En el evangelio de este domingo el evangelista Juan nos presenta a Jesús desde la boca del Bautista, como prolongación del domingo pasado en el que contemplábamos el bautismo de Jesús.
Y sus palabras suenan a enigmáticas, como en un juego espacio-temporal de presencias y ausencias, de precedencias casi imposibles, de solo agua y de Espíritu que cambia la realidad. Pero, sobre todo, es el testimonio de un creyente.
Creyente confuso como nosotros a veces que va a pedir las credenciales mesiánicas a Jesús desde la cárcel, porque duda y tiene miedo.
Pero también creyente convencido, como nosotros, que sabe desde lo profundo que está delante del Cordero, de aquel que es el único capaz de la más asombrosa maravilla: quitar el pecado del mundo. Y esto no es un simple truco de prestidigitación sacrificial.
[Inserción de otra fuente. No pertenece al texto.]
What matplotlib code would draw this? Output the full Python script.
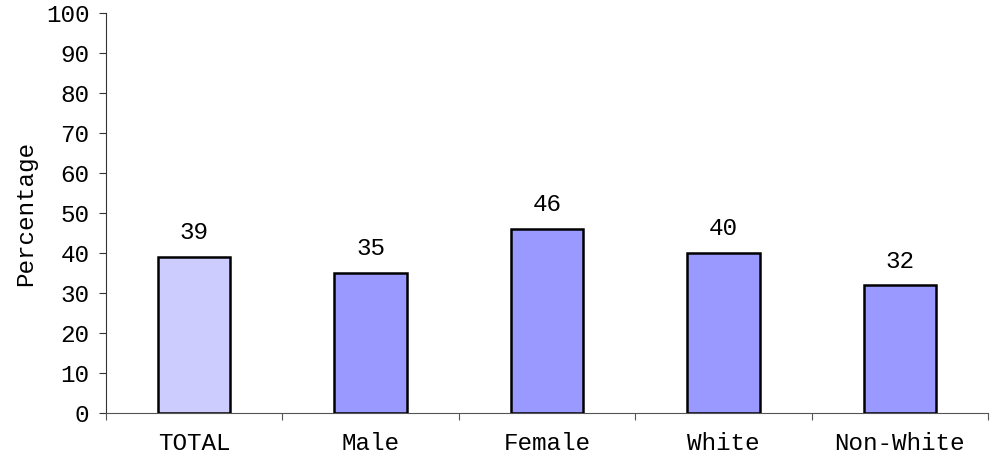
import matplotlib

matplotlib.use("Agg")

import matplotlib.pyplot as plt
import numpy as np

categories = ["TOTAL", "Male", "Female", "White", "Non-White"]
values = [39, 35, 46, 40, 32]
bar_colors = ["#CCCCFF", "#9999FF", "#9999FF", "#9999FF", "#9999FF"]
y_ticks = list(range(0, 101, 10))

plt.rcParams["font.family"] = ["Liberation Mono", "DejaVu Sans Mono"]
FS = 17.5

fig = plt.figure(figsize=(9.92, 4.59), dpi=100)
ax = fig.add_axes([106 / 992, 46 / 459, 882 / 992, 400 / 459])

x = np.arange(len(categories))
ax.bar(x, values, width=0.41, color=bar_colors, edgecolor="black", linewidth=1.8, zorder=3)

for xi, v in zip(x, values):
    ax.annotate(str(v), (xi, v), xytext=(0, 9), textcoords="offset points",
                ha="center", va="bottom", fontsize=FS)

ax.set_xlim(-0.5, len(categories) - 0.5)
ax.set_ylim(0, 100)
ax.set_yticks(y_ticks)
ax.set_xticks(x)
ax.set_xticklabels(categories)
ax.set_xticks(np.arange(-0.5, len(categories)), minor=True)
ax.tick_params(axis="x", which="major", length=0, pad=14, labelsize=FS)
ax.tick_params(axis="x", which="minor", length=5, width=0.8, direction="out", color="#555555")
ax.tick_params(axis="y", length=5, width=0.8, pad=7, labelsize=FS, color="#333333")
ax.set_ylabel("Percentage", fontsize=FS, labelpad=6)

ax.spines["top"].set_visible(False)
ax.spines["right"].set_visible(False)
ax.spines["left"].set_color("#333333")
ax.spines["bottom"].set_color("#555555")
ax.spines["left"].set_linewidth(0.8)
ax.spines["bottom"].set_linewidth(0.8)

fig.savefig("out.png", dpi=100)
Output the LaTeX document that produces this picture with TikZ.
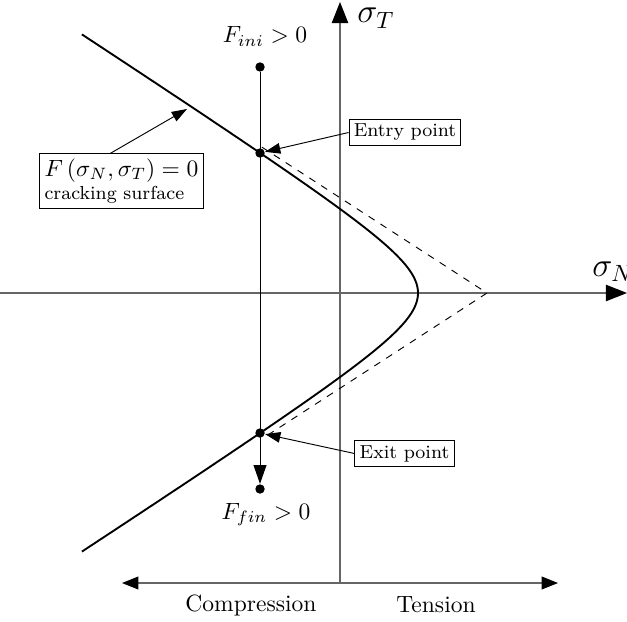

Es la profundidad entrañable de Dios hecho carne que es capaz de meterse en medio de la oscuridad más tenaz para iluminarla con su luz que come con pescadores, que restaura vidas rotas, que llama a la comunidad a los que ya no pueden creer en la humanidad, que pronuncia nuestro nombre en medio del mar o como jardinero en una tumba impotente porque no puede contener en sí la Vida…
El Cordero que en el momento penúltimo (el último y definitivo es la resurrección) no abre la boca ante las acusaciones y venganzas mezquinas porque ya lo había dicho todo con el bien que había regalado a aquellos que no podían acceder a él porque estaban privados de Dios oficialmente.
Juan creyente, entre luces y sombras, pero convencido de que está ante ese Cordero que es el único Pastor de todas las misericordias.